Longevity of total joints has been compromised by wear and
fatigue of ultrahigh molecular weight
polyethylene (
UHMWPE) components. Crosslinking reduces
UHMWPE wear, but combined with postirradiation melting, also reduces its
fatigue strength, therefore limiting its use in high-stress applications. We hypothesized that a lipophilic
antioxidant (
alpha-tocopherol, alpha-T) can protect
UHMWPE against oxidation eliminating the need for postirradiation melting of crosslinked
UHMWPE and improve its
fatigue strength.

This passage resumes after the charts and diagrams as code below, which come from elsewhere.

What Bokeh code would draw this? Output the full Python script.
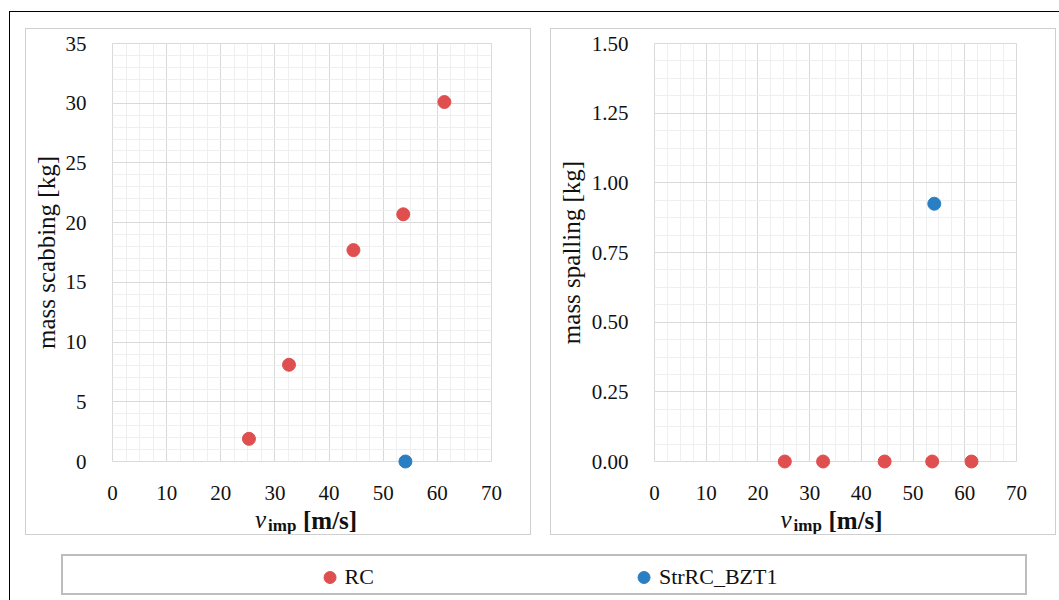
from bokeh.plotting import figure
from bokeh.layouts import column, row
from bokeh.models import (Legend, LegendItem, SingleIntervalTicker,
                          PrintfTickFormatter, Range1d, Spacer)
from bokeh.core.properties import value
from bokeh.embed import file_html
from bokeh.resources import INLINE

# ---------------- data ----------------
rc_velocity = [25.2, 32.6, 44.5, 53.7, 61.3]
rc_scabbing = [1.9, 8.1, 17.7, 20.7, 30.1]
rc_spalling = [0.0, 0.0, 0.0, 0.0, 0.0]

bzt_velocity = [54.1]
bzt_scabbing = [0.0]
bzt_spalling = [0.925]

series_names = ["RC", "StrRC_BZT1"]
y_titles = ["mass scabbing [kg]", "mass spalling [kg]"]
x_title_parts = ["v", "imp", "[m/s]"]

RED = "#df4f4f"
BLUE = "#2a7fc3"
FONT = "Liberation Serif"
TXT = "#111111"
PANEL_H = 507


def make_panel(width, mb_left, mb_right, ymax, yint, yminor, yfmt, ytitle,
               rc_y, bzt_y, label_std, title_offsets):
    p = figure(width=width, height=PANEL_H,
               x_range=Range1d(0, 70), y_range=Range1d(0, ymax),
               output_backend="svg", toolbar_location=None,
               min_border_left=mb_left, min_border_right=mb_right,
               min_border_top=14, min_border_bottom=PANEL_H - 14 - 418,
               background_fill_color="white", border_fill_color="white",
               outline_line_color="#d9d9d9")
    p.xaxis.ticker = SingleIntervalTicker(interval=10, num_minor_ticks=4)
    p.yaxis.ticker = SingleIntervalTicker(interval=yint, num_minor_ticks=yminor)
    if yfmt:
        p.yaxis.formatter = PrintfTickFormatter(format=yfmt)
    for ax in (p.xaxis[0], p.yaxis[0]):
        ax.axis_line_color = None
        ax.major_tick_line_color = None
        ax.minor_tick_line_color = None
        ax.major_tick_in = 0
        ax.major_tick_out = 0
        ax.major_label_text_font = FONT
        ax.major_label_text_font_size = "21px"
        ax.major_label_text_color = TXT
    p.xaxis.major_label_standoff = 20
    p.yaxis.major_label_standoff = 22
    p.yaxis.axis_label = ytitle
    p.yaxis.axis_label_text_font = FONT
    p.yaxis.axis_label_text_font_size = "25px"
    p.yaxis.axis_label_text_font_style = "normal"
    p.yaxis.axis_label_text_color = TXT
    p.yaxis.axis_label_standoff = label_std

    p.grid.grid_line_color = "#d9d9d9"
    p.grid.minor_grid_line_color = "#efefef"
    p.grid.minor_grid_line_width = 1

    p.scatter(rc_velocity, rc_y, size=13, marker="circle",
              fill_color=RED, line_color=RED, level="overlay")
    p.scatter(bzt_velocity, bzt_y, size=13, marker="circle",
              fill_color=BLUE, line_color=BLUE, level="overlay")

    # x-axis title: italic v, bold subscript "imp", bold [m/s]
    specs = [
        (x_title_parts[0], "italic", "25px", title_offsets[0], 58),
        (x_title_parts[1], "bold", "17px", title_offsets[1], 64),
        (x_title_parts[2], "bold", "25px", title_offsets[2], 59),
    ]
    for txt, style, size, xo, yo in specs:
        p.text(x=[35], y=[0], text=[txt], x_offset=xo, y_offset=yo,
               text_font=value(FONT), text_font_style=value(style),
               text_font_size=value(size), text_color=TXT,
               text_align="left", text_baseline="alphabetic",
               level="overlay")
    p.styles = {"border": "1.5px solid #cfcfcf", "box-sizing": "border-box"}
    return p


p1 = make_panel(506, 86, 41, 35, 5, 5, None, y_titles[0],
                rc_scabbing, bzt_scabbing, 3, (-47, -34, 1))
p2 = make_panel(506, 103, 41, 1.5, 0.25, 4, "%.2f", y_titles[1],
                rc_spalling, bzt_spalling, 4, (-55, -42, -7))
p1.margin = (16, 0, 0, 15)
p2.margin = (16, 0, 0, 19)

# legend strip
lg = figure(width=966, height=41, x_range=Range1d(0, 1), y_range=Range1d(0, 1),
            output_backend="svg", toolbar_location=None,
            x_axis_location=None, y_axis_location=None,
            min_border=0, outline_line_color=None,
            background_fill_color="white", border_fill_color="white")
lg.grid.visible = False
l_rc = lg.scatter([-5], [-5], size=12, marker="circle", fill_color=RED, line_color=RED)
l_bzt = lg.scatter([-5], [-5], size=12, marker="circle", fill_color=BLUE, line_color=BLUE)
legend = Legend(items=[LegendItem(label=series_names[0], renderers=[l_rc]),
                       LegendItem(label=series_names[1], renderers=[l_bzt])],
                location="center", orientation="horizontal",
                glyph_width=30, glyph_height=30, label_standoff=-3,
                spacing=255, padding=0, margin=0,
                border_line_color=None, background_fill_alpha=0,
                label_text_font=FONT, label_text_font_size="22px",
                label_text_color=TXT)
lg.add_layout(legend, "center")
lg.styles = {"border": "2px solid #bdbdbd", "box-sizing": "border-box"}
lg.margin = (19, 0, 0, 51)

content = column(row(p1, p2), lg)

# black frame lines (top and left) of the figure box
top_line = Spacer(width=1050, height=1, margin=(11, 0, 0, 9),
                  styles={"background-color": "#000000"})
left_line = Spacer(width=1, height=588, margin=(0, 0, 0, 9),
                   styles={"background-color": "#000000"})

layout = column(top_line, row(left_line, content))

open("out.html", "w").write(file_html(layout, INLINE))
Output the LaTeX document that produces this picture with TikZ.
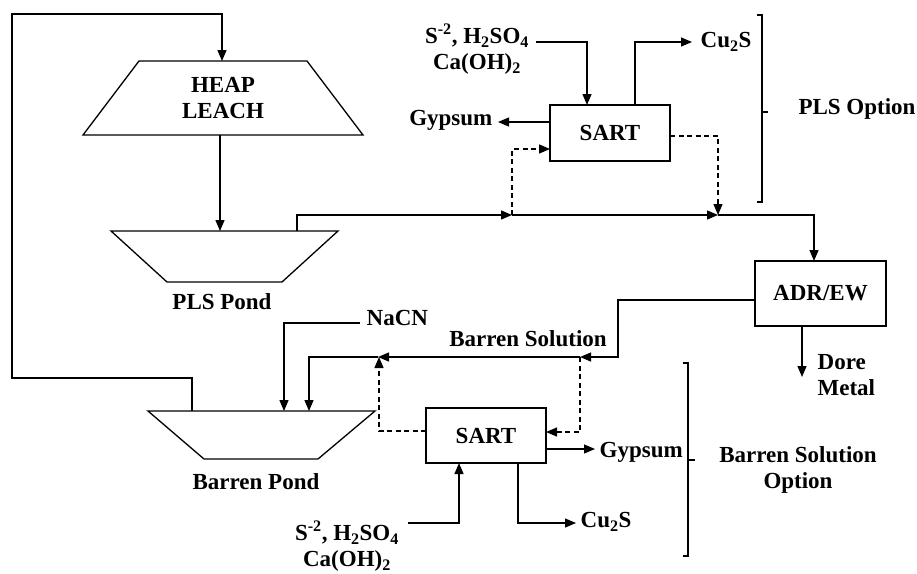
\documentclass[tikz,border=0pt]{standalone}
\usepackage{fontspec}
\setmainfont{Liberation Serif}
\usetikzlibrary{arrows.meta}
\newcommand\lbf{\bfseries\fontsize{23}{26}\selectfont}
\begin{document}
\begin{tikzpicture}[x=1pt,y=-1pt,line width=1.3pt,
  arr/.style={-{Triangle[length=11pt,width=9pt]}},
  dsh/.style={dash pattern=on 5pt off 3.5pt},
  lbl/.style={font=\lbf,align=center,inner sep=0pt},
  procbox/.style={draw,font=\lbf,inner sep=0pt,minimum width=120pt,minimum height=56pt}]
\useasboundingbox (0,0) rectangle (917,573);
% trapezoids
\draw (139,61) -- (307,61) -- (363,135) -- (83,135) -- cycle;
\node[lbl] (heap) at (223,98) {HEAP\\LEACH};
\draw (111,231) -- (338,231) -- (282,282) -- (167,282) -- cycle;
\node[lbl] (plsl) at (222,302) {PLS Pond};
\draw (148,411) -- (375,411) -- (318,459) -- (204,459) -- cycle;
\node[lbl] (bpl) at (256,482) {Barren Pond};
\coordinate (heapIn) at (222,61);
\coordinate (heapOut) at (220,135);
\coordinate (plsIn) at (220,231);
\coordinate (plsOut) at (297,231);
\coordinate (bpOut) at (192,411);
\coordinate (bpIn1) at (284,411);
\coordinate (bpIn2) at (309,411);
% boxes
\node[procbox] (sart1) at (610,133) {SART};
\node[procbox,minimum width=131pt,minimum height=65pt] (adr) at (820.5,293.5) {ADR/EW};
\node[procbox,minimum height=55pt] (sart2) at (486,435.5) {SART};
% labels
\node[lbl] (f1) at (477,49) {S\textsuperscript{-2}, H\textsubscript{2}SO\textsubscript{4}\\Ca(OH)\textsubscript{2}};
\node[lbl,anchor=west] (cu1) at (700,42) {Cu\textsubscript{2}S};
\node[lbl,anchor=east] (gy1) at (493,120) {Gypsum};
\node[lbl] (plsopt) at (857,109) {PLS Option};
\node[lbl,align=left,anchor=west] (dore) at (817,375) {Dore\\Metal};
\node[lbl,anchor=west] (nacn) at (366,318) {NaCN};
\node[lbl] (bsol) at (528,339) {Barren Solution};
\node[lbl,anchor=west] (gy2) at (599,452) {Gypsum};
\node[lbl,anchor=west] (cu2) at (580,522) {Cu\textsubscript{2}S};
\node[lbl] (f2) at (347,546) {S\textsuperscript{-2}, H\textsubscript{2}SO\textsubscript{4}\\Ca(OH)\textsubscript{2}};
\node[lbl] (bsopt) at (798,470) {Barren Solution\\Option};
% junctions
\coordinate (j1) at (512,215);
\coordinate (j2) at (718,215);
\coordinate (j3) at (580,357);
\coordinate (j4) at (378,357);
% loop
\draw[arr] (bpOut) -- (192,378) -- (12,378) -- (12,14) -- (222,14) -- (heapIn);
\draw[arr] (heapOut) -- (plsIn);
% PLS line
\draw[arr] (plsOut) -- (297,215) -- (j1);
\draw[arr] (j1) -- (j2);
\draw[arr] (j2) -- (814,215) -- (814,261);
% top SART
\draw[arr,dsh] (j1) -- (512,149) -- (550,149);
\draw[arr,dsh] (670,136) -- (718,136) -- (j2);
\draw[arr] (536,42) -- (587,42) -- (587,105);
\draw[arr] (635,105) -- (635,42) -- (692,42);
\draw[arr] (550,122) -- (498,122);
\draw (757,15) -- (762,15) -- (762,202) -- (757,202) (762,112) -- (768,112);
% ADR out
\draw[arr] (802,326) -- (802,377);
% barren line
\draw[arr] (755,300) -- (618,300) -- (618,357) -- (j3);
\draw[arr] (j3) -- (j4);
\draw[arr] (j4) -- (309,357) -- (bpIn2);
\draw[arr] (360,323) -- (284,323) -- (bpIn1);
% bottom SART
\draw[arr,dsh] (j3) -- (580,432) -- (546,432);
\draw[arr,dsh] (426,431) -- (379,431) -- (379,357);
\draw[arr] (546,449) -- (595,449);
\draw[arr] (408,523) -- (459,523) -- (459,463);
\draw[arr] (518,463) -- (518,523) -- (576,523);
\draw (683,363) -- (688,363) -- (688,556) -- (683,556) (688,460) -- (695,460);
\end{tikzpicture}
\end{document}
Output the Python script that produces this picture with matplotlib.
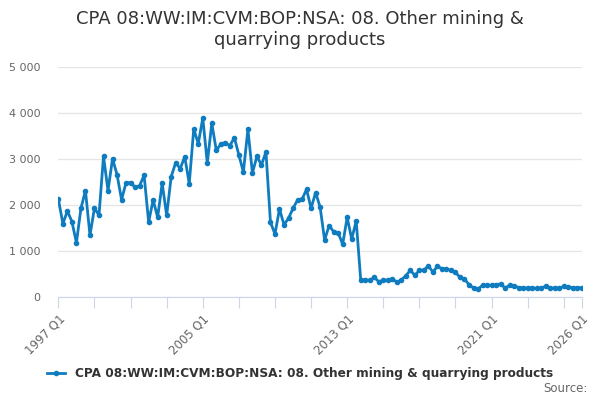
import numpy as np
import matplotlib.pyplot as plt

# quarterly values, 1997 Q1 .. 2026 Q1
start_year = 1997
values = [
    2123, 1594, 1870, 1638, 1181, 1928, 2312, 1341,   # 1997-1998
    1935, 1775, 3058, 2312, 3007, 2659, 2116, 2486,   # 1999-2000
    2486, 2384, 2420, 2645, 1630, 2109, 1732, 2471,   # 2001-2002
    1775, 2616, 2920, 2790, 3051, 2464, 3652, 3333,   # 2003-2004
    3891, 2913, 3775, 3188, 3326, 3355, 3290, 3464,   # 2005-2006
    3087, 2717, 3645, 2696, 3058, 2870, 3152, 1623,   # 2007-2008
    1370, 1913, 1572, 1710, 1928, 2109, 2123, 2341,   # 2009-2010
    1928, 2268, 1957, 1239, 1551, 1420, 1399, 1145,   # 2011-2012
    1732, 1261, 1652, 377, 370, 362, 428, 333,        # 2013-2014
    362, 370, 399, 319, 370, 464, 580, 471,           # 2015-2016
    580, 587, 674, 543, 667, 616, 609, 580,           # 2017-2018
    536, 428, 391, 268, 196, 174, 254, 254,           # 2019-2020
    254, 268, 283, 196, 254, 246, 203, 196,           # 2021-2022
    196, 196, 188, 188, 239, 196, 196, 188,           # 2023-2024
    232, 225, 196, 203, 203,                          # 2025-2026 Q1
]
label_years = [1997, 2005, 2013, 2021, 2026]
tick_years = list(range(1997, 2026, 2)) + [2026]
series_name = "CPA 08:WW:IM:CVM:BOP:NSA: 08. Other mining & quarrying products"
title = "CPA 08:WW:IM:CVM:BOP:NSA: 08. Other mining &\nquarrying products"

x = start_year + np.arange(len(values)) / 4.0

fig = plt.figure(figsize=(6, 4), dpi=100)
ax = fig.add_axes([0.097, 0.2575, 0.873, 0.575])

line, = ax.plot(x, values, color="#0f7cc0", lw=2, marker="o", ms=3,
                label=series_name)

ax.set_ylim(0, 5000)
ax.set_xlim(x[0] - 0.01, x[-1] + 0.01)
ax.set_yticks(range(0, 5001, 1000))
ax.set_yticklabels([f"{v:,}".replace(",", " ") for v in range(0, 5001, 1000)])
ax.grid(axis="y", color="#e6e6e6", lw=1)
ax.set_axisbelow(True)

ax.set_xticks(tick_years)
ax.set_xticklabels([f"{y} Q1" if y in label_years else "" for y in tick_years],
                   rotation=45, ha="right", rotation_mode="anchor")

for s in ["top", "right", "left"]:
    ax.spines[s].set_visible(False)
ax.spines["bottom"].set_color("#ccd6eb")
ax.tick_params(axis="x", length=8, color="#ccd6eb", labelsize=8.5,
               labelcolor="#666666", pad=3)
ax.tick_params(axis="y", length=0, labelsize=8, labelcolor="#666666", pad=13)

fig.suptitle(title, fontsize=13, color="#333333", y=0.975)

fig.legend(handles=[line], loc="center", bbox_to_anchor=(0.5, 0.066),
           frameon=False, prop={"weight": "bold", "size": 8.7},
           labelcolor="#333333", handlelength=1.5)
fig.text(0.98, 0.02, "Source:", ha="right", fontsize=8.5, color="#666666")

fig.savefig("out.png")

To test these hypotheses, 65- and 100-kGy irradiated, alpha-T-doped and subsequently gamma-sterilized
UHMWPE were used. (I) alpha-T-doped irradiated UHMWPEs showed significantly lower oxidation levels (0.48+/-0.25 and 0.44+/-0.06) compared to 100-kGy irradiated
UHMWPE (3.74+/-0.16) after 5 weeks of accelerated aging at 80 degrees C in air. (II) Wear rate of alpha-T-doped irradiated
UHMWPE (1.9+/-0.5, and 0.9+/-0.1mg/million cycles (MC) for 65- and 100-kGy irradiated
UHMWPE, respectively) were comparable to that of 100-kGy irradiated/melted
UHMWPE (1.1+/-0.7mg/million cycles). (III) The stress intensity factor at crack inception ( DeltaKi) of 100-kGy irradiated
UHMWPE increased significantly upon doping with alpha-T from 0.74 to 0.87MPam(1/2) ( p<0.01 ). The DeltaKi for the 100-kGy irradiated and melted
UHMWPE, currently in clinical use, was 0.55MPam(1/2). Doping with alpha-T eliminated the need for postirradiation melting to protect irradiated
UHMWPE against long-term oxidation. The
fatigue strength was improved by 58% for alpha-T-doped 100-kGy irradiated
UHMWPE compared to irradiated and melted
UHMWPE. The increase in oxidative stability of alpha-T-doped
UHMWPE is attributed to the ability of alpha-T to react with peroxy
free radicals on
lipid chains and arrest the oxidation reactions. The improved
fatigue strength is attributed to the increase in plasticity of
UHMWPE due to the lipophilic nature of alpha-T.